Code that draws figures
>> START
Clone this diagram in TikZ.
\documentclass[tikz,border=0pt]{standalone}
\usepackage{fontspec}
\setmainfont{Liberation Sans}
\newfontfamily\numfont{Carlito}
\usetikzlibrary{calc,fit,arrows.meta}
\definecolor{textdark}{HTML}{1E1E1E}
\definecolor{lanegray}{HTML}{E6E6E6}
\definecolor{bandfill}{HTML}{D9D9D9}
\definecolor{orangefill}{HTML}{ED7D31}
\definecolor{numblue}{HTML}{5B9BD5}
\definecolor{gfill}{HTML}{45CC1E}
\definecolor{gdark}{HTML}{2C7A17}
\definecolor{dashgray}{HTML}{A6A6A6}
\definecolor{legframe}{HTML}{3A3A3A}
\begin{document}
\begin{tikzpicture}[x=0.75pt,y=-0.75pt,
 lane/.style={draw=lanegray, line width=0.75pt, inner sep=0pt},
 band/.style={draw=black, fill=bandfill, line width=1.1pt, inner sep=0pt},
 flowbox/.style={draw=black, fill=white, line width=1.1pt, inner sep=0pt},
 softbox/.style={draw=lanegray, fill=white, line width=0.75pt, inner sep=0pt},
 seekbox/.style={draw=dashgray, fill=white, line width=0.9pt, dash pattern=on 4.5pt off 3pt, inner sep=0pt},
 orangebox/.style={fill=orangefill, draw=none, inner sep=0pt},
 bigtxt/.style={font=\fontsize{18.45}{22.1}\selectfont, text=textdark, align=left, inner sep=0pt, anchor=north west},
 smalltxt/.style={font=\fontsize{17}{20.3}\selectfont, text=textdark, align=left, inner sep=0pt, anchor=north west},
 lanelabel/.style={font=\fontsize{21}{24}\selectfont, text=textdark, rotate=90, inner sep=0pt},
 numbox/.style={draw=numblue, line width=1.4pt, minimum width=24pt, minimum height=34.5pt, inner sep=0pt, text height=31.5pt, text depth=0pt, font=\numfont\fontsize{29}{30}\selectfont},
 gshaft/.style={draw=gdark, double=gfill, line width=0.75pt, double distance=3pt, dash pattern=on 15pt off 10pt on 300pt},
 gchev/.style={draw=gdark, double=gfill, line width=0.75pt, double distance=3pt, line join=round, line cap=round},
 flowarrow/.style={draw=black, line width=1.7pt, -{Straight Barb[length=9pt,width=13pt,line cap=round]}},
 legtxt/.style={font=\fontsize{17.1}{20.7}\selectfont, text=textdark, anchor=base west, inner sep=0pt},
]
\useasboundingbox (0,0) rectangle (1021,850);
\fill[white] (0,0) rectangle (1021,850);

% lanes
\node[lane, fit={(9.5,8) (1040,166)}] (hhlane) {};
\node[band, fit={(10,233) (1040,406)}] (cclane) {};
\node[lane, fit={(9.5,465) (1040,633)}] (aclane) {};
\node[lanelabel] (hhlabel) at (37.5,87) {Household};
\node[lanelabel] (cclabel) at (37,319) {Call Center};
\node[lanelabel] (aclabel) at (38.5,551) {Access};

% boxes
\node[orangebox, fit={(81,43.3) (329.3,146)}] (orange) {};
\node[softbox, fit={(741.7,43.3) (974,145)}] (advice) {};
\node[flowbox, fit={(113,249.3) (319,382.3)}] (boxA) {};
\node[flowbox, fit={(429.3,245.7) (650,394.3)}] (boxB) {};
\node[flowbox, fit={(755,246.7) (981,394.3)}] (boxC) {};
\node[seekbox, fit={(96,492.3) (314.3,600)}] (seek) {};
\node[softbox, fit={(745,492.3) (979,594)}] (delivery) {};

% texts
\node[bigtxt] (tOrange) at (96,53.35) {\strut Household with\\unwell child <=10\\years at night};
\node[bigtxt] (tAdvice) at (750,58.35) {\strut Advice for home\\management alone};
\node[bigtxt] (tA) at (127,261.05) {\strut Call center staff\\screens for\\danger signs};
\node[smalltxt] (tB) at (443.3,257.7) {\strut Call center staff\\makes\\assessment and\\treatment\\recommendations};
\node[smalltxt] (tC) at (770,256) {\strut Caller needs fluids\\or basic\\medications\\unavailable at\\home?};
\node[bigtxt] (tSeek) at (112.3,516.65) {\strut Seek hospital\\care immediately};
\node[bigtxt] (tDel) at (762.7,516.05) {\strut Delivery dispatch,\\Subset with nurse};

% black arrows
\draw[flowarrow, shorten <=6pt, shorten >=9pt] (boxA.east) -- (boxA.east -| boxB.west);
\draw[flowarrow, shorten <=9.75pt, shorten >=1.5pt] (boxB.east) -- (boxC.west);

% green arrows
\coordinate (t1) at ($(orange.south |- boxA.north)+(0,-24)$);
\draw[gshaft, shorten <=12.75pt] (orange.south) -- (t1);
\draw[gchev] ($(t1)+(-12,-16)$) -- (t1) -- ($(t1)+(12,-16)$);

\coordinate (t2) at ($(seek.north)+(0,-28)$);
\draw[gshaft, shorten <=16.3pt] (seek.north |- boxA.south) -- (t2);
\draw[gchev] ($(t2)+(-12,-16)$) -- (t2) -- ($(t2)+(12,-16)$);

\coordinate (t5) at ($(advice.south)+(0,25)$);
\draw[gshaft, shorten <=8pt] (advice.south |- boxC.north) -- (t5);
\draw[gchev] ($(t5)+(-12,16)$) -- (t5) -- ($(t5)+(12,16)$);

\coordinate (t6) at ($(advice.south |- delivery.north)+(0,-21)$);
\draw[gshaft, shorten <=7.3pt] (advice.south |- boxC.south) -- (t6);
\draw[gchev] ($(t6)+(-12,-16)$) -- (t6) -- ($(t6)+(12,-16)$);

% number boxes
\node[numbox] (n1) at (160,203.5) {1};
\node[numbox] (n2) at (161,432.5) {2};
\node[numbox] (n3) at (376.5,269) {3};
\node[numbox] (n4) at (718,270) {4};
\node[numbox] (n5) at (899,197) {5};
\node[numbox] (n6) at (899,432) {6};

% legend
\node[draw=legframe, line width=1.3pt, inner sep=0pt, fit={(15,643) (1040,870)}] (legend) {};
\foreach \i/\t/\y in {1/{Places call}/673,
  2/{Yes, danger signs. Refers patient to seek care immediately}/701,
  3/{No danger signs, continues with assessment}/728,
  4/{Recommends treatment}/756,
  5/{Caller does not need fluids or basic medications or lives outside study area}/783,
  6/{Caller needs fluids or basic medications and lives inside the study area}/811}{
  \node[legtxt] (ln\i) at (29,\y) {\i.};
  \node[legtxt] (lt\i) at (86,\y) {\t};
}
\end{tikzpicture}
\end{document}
>> END
>> START
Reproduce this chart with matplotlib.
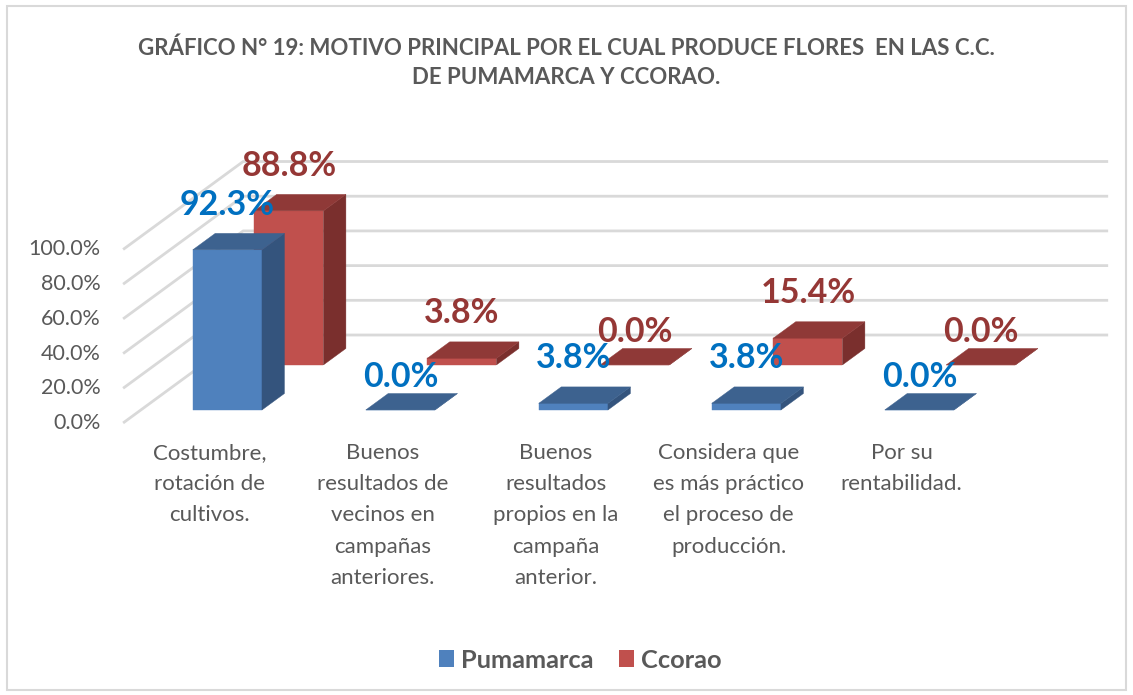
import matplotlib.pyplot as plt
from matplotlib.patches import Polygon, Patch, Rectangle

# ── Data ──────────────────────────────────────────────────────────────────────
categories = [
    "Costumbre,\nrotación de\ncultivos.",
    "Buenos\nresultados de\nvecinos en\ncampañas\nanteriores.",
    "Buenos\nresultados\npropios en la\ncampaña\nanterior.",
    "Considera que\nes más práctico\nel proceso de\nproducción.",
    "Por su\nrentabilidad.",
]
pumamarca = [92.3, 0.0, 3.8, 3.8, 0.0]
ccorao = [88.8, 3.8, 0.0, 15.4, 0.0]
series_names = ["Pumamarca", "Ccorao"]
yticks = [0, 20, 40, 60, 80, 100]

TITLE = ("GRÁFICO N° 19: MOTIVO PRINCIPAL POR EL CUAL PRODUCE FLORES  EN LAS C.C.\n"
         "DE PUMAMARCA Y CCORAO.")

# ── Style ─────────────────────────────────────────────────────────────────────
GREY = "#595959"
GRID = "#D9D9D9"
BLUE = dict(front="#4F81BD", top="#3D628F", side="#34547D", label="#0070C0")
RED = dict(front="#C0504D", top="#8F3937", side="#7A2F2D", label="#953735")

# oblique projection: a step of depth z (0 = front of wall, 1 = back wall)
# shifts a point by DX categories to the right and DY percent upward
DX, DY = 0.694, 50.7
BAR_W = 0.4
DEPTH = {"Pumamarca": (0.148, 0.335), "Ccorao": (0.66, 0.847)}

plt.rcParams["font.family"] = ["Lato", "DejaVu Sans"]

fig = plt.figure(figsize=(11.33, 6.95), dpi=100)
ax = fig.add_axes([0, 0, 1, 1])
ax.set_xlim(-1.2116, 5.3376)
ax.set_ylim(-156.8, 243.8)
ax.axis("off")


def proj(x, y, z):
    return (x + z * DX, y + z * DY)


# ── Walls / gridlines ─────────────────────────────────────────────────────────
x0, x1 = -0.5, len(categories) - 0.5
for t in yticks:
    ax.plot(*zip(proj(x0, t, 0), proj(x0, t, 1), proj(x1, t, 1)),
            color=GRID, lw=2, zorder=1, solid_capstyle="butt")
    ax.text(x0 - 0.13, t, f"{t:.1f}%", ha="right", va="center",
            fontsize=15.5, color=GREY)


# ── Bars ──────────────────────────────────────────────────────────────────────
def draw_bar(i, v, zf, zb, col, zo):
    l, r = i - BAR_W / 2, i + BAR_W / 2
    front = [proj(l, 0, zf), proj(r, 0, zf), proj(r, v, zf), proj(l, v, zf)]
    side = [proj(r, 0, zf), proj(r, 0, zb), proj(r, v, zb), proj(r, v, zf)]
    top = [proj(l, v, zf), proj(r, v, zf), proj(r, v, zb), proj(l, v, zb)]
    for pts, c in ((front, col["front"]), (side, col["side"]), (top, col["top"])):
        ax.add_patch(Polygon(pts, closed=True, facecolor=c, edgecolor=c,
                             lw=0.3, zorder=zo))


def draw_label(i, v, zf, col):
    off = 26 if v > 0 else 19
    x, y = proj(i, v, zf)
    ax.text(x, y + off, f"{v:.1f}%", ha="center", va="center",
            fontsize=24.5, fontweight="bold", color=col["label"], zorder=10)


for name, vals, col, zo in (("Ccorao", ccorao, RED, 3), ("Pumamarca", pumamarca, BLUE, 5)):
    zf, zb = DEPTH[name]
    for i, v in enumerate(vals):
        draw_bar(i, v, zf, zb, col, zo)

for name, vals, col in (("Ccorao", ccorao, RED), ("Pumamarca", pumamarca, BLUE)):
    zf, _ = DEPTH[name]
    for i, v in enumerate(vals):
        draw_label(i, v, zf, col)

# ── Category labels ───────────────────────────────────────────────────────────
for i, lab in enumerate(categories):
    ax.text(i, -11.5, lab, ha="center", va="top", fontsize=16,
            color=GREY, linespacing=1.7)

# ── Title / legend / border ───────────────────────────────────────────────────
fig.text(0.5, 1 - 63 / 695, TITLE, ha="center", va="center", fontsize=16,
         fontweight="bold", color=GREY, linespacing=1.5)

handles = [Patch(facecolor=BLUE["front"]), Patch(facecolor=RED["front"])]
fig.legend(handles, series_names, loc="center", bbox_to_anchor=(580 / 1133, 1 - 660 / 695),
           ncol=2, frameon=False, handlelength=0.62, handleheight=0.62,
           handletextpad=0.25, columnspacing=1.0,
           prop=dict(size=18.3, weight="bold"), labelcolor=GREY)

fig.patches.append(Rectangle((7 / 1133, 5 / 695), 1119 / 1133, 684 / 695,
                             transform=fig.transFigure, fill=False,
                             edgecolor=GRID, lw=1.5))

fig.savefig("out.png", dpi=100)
>> END
>> START
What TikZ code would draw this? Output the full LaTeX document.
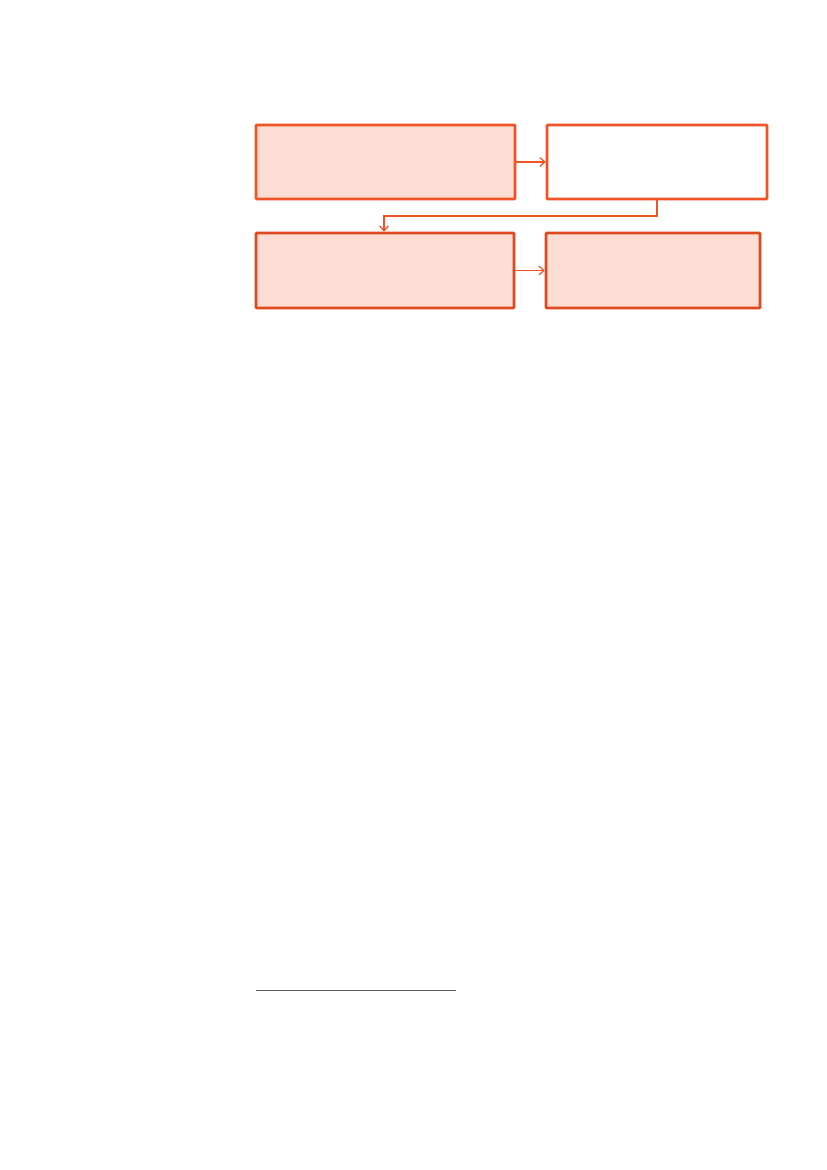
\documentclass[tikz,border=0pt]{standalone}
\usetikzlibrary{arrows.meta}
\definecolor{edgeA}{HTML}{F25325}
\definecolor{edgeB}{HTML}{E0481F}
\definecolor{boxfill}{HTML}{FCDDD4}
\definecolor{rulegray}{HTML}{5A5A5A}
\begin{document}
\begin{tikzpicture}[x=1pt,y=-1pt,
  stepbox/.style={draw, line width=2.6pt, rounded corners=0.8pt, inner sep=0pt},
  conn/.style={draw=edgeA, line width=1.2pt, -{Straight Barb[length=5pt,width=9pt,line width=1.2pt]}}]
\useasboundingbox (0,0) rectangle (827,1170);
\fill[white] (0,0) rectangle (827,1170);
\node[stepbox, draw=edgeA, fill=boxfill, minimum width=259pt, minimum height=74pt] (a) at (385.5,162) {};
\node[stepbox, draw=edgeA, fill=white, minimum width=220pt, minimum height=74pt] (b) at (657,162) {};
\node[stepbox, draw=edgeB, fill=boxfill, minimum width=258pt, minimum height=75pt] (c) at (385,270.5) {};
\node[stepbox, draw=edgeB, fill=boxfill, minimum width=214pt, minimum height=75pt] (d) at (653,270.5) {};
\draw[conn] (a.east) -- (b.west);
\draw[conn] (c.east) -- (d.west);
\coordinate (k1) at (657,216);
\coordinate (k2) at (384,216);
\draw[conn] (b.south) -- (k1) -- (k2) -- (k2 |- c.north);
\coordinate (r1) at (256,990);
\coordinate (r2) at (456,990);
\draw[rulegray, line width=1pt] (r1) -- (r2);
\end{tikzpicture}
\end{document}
>> END
Only the stretch from the line with "Reproduce this chart with matplotlib." through the line with "fontsize=15.5, color=GREY)" should be copied, exactly and with both ends. Drop the pictures.

Reproduce this chart with matplotlib.
import matplotlib.pyplot as plt
from matplotlib.patches import Polygon, Patch, Rectangle

# ── Data ──────────────────────────────────────────────────────────────────────
categories = [
    "Costumbre,\nrotación de\ncultivos.",
    "Buenos\nresultados de\nvecinos en\ncampañas\nanteriores.",
    "Buenos\nresultados\npropios en la\ncampaña\nanterior.",
    "Considera que\nes más práctico\nel proceso de\nproducción.",
    "Por su\nrentabilidad.",
]
pumamarca = [92.3, 0.0, 3.8, 3.8, 0.0]
ccorao = [88.8, 3.8, 0.0, 15.4, 0.0]
series_names = ["Pumamarca", "Ccorao"]
yticks = [0, 20, 40, 60, 80, 100]

TITLE = ("GRÁFICO N° 19: MOTIVO PRINCIPAL POR EL CUAL PRODUCE FLORES  EN LAS C.C.\n"
         "DE PUMAMARCA Y CCORAO.")

# ── Style ─────────────────────────────────────────────────────────────────────
GREY = "#595959"
GRID = "#D9D9D9"
BLUE = dict(front="#4F81BD", top="#3D628F", side="#34547D", label="#0070C0")
RED = dict(front="#C0504D", top="#8F3937", side="#7A2F2D", label="#953735")

# oblique projection: a step of depth z (0 = front of wall, 1 = back wall)
# shifts a point by DX categories to the right and DY percent upward
DX, DY = 0.694, 50.7
BAR_W = 0.4
DEPTH = {"Pumamarca": (0.148, 0.335), "Ccorao": (0.66, 0.847)}

plt.rcParams["font.family"] = ["Lato", "DejaVu Sans"]

fig = plt.figure(figsize=(11.33, 6.95), dpi=100)
ax = fig.add_axes([0, 0, 1, 1])
ax.set_xlim(-1.2116, 5.3376)
ax.set_ylim(-156.8, 243.8)
ax.axis("off")


def proj(x, y, z):
    return (x + z * DX, y + z * DY)


# ── Walls / gridlines ─────────────────────────────────────────────────────────
x0, x1 = -0.5, len(categories) - 0.5
for t in yticks:
    ax.plot(*zip(proj(x0, t, 0), proj(x0, t, 1), proj(x1, t, 1)),
            color=GRID, lw=2, zorder=1, solid_capstyle="butt")
    ax.text(x0 - 0.13, t, f"{t:.1f}%", ha="right", va="center",
            fontsize=15.5, color=GREY)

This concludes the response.